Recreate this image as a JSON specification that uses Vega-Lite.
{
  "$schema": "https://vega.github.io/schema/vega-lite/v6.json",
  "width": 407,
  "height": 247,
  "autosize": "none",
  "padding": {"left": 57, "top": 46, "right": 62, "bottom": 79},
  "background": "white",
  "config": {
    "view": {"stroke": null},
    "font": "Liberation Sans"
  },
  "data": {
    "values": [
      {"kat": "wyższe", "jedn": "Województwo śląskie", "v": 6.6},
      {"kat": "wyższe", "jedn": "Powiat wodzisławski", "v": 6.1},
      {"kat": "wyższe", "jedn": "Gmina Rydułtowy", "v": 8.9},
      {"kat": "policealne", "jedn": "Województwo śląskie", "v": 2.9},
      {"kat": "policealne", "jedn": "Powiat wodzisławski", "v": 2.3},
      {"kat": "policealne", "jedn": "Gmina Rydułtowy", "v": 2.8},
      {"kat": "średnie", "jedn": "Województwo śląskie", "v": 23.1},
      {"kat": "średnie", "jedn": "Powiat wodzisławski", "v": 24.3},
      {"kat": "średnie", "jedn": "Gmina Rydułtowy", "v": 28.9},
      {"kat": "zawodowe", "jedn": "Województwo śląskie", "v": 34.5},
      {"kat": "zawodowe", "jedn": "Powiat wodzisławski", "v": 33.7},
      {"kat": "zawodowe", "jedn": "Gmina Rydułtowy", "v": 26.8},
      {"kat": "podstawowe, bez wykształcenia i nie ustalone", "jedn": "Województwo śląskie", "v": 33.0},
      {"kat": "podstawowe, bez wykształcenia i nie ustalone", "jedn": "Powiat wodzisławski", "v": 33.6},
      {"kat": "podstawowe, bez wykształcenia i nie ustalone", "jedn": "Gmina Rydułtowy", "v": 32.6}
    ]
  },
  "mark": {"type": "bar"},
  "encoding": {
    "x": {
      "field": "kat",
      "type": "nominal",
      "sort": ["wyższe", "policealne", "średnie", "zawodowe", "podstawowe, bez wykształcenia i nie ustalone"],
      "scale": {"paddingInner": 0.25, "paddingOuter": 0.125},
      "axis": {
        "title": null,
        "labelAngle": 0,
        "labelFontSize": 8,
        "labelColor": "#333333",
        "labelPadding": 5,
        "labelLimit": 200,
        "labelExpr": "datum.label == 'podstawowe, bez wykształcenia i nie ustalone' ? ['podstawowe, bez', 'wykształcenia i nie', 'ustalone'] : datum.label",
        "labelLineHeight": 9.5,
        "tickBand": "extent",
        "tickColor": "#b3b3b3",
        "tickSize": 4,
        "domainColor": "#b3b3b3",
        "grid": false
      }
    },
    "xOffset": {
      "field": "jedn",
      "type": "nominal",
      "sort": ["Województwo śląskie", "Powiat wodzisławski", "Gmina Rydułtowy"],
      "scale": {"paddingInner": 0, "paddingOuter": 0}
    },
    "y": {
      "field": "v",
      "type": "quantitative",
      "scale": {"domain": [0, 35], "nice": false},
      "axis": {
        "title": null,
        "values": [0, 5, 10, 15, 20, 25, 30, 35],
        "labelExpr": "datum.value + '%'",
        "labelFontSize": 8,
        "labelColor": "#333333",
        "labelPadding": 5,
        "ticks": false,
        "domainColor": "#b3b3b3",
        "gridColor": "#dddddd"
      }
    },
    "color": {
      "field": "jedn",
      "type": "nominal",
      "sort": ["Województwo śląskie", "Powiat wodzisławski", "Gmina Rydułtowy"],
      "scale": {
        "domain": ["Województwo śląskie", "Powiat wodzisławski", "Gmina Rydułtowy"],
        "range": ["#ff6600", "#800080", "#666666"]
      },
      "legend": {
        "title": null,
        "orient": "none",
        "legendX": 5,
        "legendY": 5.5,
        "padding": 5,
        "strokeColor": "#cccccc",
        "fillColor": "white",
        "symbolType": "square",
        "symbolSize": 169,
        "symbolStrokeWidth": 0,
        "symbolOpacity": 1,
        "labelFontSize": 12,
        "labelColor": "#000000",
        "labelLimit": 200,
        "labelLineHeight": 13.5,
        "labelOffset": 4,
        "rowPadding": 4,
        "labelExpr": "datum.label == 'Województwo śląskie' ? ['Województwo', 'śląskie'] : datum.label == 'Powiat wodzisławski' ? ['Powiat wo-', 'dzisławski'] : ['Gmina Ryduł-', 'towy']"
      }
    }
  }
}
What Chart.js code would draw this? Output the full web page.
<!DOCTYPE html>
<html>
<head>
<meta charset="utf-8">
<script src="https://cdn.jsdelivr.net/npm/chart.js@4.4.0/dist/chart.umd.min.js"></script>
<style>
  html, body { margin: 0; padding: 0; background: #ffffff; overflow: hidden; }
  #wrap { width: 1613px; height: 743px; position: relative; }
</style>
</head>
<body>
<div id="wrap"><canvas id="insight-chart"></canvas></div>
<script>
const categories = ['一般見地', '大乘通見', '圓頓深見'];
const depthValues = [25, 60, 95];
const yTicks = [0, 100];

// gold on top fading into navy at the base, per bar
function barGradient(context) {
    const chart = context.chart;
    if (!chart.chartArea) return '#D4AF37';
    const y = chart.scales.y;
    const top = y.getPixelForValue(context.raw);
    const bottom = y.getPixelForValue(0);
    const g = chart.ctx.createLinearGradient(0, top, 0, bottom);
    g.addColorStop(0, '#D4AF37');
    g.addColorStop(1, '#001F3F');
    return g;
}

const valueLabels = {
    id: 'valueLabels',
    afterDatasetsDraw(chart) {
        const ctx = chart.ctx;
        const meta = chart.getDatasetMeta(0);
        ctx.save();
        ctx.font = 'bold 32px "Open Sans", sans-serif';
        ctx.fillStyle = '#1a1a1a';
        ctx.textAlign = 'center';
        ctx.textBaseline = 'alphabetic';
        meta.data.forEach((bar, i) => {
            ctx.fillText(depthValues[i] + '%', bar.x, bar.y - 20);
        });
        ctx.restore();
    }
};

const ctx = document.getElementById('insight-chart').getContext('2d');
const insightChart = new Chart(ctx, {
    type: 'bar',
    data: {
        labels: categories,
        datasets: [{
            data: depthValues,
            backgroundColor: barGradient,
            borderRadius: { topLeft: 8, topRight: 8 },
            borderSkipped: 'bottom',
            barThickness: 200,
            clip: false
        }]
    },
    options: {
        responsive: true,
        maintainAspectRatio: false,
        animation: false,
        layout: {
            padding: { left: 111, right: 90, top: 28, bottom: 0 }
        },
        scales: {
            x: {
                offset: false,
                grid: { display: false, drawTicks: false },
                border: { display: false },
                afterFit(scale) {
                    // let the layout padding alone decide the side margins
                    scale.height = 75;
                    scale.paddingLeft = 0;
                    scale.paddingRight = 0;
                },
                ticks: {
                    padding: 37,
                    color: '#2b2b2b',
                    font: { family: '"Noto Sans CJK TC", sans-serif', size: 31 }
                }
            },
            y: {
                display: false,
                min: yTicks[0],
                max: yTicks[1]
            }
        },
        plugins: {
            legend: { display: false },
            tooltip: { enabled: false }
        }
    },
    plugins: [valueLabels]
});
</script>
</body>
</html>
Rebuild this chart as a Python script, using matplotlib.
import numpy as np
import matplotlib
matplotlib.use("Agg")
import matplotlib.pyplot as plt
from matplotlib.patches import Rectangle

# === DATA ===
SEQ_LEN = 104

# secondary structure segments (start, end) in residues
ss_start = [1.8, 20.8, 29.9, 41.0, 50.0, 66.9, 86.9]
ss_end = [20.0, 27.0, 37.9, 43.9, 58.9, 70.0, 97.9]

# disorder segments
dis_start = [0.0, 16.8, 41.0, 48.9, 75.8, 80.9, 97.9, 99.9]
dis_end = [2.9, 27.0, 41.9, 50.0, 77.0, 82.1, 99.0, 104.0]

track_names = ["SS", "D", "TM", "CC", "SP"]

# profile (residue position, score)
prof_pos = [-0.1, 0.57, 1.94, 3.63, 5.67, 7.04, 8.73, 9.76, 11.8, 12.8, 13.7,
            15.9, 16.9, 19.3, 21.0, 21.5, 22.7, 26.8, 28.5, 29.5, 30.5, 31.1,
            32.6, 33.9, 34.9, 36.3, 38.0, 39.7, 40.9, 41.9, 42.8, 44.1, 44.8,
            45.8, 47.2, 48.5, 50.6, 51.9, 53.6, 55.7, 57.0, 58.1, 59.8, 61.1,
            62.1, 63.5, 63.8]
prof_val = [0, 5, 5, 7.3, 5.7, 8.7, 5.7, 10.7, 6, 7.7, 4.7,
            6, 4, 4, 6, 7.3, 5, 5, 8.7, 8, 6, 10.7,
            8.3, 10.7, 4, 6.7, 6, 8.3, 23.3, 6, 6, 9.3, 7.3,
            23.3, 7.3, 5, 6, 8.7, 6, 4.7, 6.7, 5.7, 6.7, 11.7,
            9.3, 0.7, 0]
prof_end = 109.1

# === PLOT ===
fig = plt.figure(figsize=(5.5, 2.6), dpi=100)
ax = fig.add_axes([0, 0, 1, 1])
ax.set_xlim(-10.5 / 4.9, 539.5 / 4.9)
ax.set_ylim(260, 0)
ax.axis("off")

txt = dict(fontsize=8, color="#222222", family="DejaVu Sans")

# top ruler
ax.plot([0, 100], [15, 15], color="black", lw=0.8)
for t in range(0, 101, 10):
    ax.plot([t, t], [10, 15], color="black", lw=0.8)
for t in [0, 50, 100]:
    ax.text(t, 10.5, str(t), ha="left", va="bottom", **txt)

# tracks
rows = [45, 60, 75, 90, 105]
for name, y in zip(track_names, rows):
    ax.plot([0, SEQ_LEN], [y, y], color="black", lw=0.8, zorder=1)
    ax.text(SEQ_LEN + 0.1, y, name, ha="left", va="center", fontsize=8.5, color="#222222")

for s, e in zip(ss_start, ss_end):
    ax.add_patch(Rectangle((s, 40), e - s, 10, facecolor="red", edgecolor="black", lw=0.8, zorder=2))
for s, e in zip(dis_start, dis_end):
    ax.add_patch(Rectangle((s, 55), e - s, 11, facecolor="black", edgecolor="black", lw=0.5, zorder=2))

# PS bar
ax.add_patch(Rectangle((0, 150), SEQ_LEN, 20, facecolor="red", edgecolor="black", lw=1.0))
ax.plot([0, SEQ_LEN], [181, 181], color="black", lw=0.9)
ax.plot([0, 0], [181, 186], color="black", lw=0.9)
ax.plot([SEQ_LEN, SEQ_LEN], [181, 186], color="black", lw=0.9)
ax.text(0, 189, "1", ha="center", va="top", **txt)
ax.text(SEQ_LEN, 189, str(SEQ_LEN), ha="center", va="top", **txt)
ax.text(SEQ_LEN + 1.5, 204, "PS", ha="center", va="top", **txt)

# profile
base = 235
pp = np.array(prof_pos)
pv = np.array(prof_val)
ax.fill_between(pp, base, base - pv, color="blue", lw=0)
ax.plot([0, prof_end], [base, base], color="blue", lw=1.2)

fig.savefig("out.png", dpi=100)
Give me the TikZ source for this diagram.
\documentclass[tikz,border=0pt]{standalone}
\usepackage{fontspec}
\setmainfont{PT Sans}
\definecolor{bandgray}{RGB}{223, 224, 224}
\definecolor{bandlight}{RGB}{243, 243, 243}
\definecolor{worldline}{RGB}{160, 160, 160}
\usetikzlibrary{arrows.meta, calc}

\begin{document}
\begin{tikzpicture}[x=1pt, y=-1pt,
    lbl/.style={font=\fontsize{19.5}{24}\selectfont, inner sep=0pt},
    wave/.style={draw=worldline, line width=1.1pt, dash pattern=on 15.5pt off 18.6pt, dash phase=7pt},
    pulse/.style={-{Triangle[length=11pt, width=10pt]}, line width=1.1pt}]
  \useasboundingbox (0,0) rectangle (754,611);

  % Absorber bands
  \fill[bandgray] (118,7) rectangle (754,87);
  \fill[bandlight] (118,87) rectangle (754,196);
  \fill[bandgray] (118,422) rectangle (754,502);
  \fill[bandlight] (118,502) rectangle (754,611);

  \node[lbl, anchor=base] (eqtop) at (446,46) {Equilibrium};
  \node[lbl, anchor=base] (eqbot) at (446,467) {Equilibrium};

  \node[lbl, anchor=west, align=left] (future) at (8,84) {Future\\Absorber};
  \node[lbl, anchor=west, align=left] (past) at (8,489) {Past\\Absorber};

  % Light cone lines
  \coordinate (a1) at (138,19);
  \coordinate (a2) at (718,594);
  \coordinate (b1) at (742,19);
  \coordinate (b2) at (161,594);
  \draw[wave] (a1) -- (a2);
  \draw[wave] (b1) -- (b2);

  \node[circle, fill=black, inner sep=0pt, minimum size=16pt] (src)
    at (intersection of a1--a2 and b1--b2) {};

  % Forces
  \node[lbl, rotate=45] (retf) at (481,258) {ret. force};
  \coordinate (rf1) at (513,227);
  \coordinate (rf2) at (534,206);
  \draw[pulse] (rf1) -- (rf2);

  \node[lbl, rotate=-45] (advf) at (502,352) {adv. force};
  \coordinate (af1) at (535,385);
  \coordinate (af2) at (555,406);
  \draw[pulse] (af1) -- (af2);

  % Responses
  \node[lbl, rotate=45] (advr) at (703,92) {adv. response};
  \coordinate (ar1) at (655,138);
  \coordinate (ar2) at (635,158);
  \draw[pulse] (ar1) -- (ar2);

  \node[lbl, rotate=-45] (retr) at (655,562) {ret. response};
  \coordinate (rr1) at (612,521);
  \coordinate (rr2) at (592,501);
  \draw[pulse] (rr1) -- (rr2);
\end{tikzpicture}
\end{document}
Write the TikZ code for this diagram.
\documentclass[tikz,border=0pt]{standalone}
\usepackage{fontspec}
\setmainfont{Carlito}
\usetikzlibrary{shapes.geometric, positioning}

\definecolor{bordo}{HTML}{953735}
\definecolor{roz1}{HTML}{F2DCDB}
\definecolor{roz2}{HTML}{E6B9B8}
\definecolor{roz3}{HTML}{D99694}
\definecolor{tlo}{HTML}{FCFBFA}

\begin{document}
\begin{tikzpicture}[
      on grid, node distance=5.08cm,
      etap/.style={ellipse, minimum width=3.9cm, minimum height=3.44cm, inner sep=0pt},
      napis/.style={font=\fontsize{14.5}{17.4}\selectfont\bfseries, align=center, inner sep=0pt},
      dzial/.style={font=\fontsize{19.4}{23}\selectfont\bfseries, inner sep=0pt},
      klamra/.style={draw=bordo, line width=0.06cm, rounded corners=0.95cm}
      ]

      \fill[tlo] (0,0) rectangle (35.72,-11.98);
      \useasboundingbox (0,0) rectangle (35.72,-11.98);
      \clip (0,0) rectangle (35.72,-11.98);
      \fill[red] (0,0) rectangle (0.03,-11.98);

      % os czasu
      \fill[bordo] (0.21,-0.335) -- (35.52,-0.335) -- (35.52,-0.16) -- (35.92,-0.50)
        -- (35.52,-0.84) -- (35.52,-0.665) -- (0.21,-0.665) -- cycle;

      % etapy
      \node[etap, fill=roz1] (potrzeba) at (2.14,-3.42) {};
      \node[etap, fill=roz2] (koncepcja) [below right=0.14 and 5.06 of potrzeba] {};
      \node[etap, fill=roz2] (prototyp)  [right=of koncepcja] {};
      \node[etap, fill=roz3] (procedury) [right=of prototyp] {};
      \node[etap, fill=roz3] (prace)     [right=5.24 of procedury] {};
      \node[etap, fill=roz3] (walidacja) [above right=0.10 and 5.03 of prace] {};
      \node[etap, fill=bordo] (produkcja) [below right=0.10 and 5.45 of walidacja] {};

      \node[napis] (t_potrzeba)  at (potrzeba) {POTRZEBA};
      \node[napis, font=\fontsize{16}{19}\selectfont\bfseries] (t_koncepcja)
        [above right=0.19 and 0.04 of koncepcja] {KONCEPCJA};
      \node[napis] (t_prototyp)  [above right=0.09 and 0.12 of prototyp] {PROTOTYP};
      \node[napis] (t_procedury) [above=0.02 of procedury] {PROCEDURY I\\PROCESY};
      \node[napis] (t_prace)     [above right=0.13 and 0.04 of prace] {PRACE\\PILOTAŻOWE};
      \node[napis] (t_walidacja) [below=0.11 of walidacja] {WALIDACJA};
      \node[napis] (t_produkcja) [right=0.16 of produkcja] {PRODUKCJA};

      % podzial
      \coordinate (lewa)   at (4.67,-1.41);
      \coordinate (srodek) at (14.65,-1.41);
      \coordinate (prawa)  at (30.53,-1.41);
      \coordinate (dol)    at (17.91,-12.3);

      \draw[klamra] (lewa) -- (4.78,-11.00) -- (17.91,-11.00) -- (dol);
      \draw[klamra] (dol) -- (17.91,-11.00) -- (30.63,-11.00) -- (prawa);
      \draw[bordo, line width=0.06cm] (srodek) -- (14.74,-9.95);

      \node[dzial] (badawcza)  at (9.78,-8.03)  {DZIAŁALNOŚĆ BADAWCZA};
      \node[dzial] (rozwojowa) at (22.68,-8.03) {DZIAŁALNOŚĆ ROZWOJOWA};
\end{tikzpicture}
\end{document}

______

WORK INSTRUCTIONS:
Go back over the listing above and copy exactly the lines that begin at the line with "Rebuild this chart" and stop after the line with "ss_end = [20.0, 27.0, 37.9, 43.9, 58.9, 70.0, 97.9]"; leave out every other line.

OUTPUT BELOW:
Rebuild this chart as a Python script, using matplotlib.
import numpy as np
import matplotlib
matplotlib.use("Agg")
import matplotlib.pyplot as plt
from matplotlib.patches import Rectangle

# === DATA ===
SEQ_LEN = 104

# secondary structure segments (start, end) in residues
ss_start = [1.8, 20.8, 29.9, 41.0, 50.0, 66.9, 86.9]
ss_end = [20.0, 27.0, 37.9, 43.9, 58.9, 70.0, 97.9]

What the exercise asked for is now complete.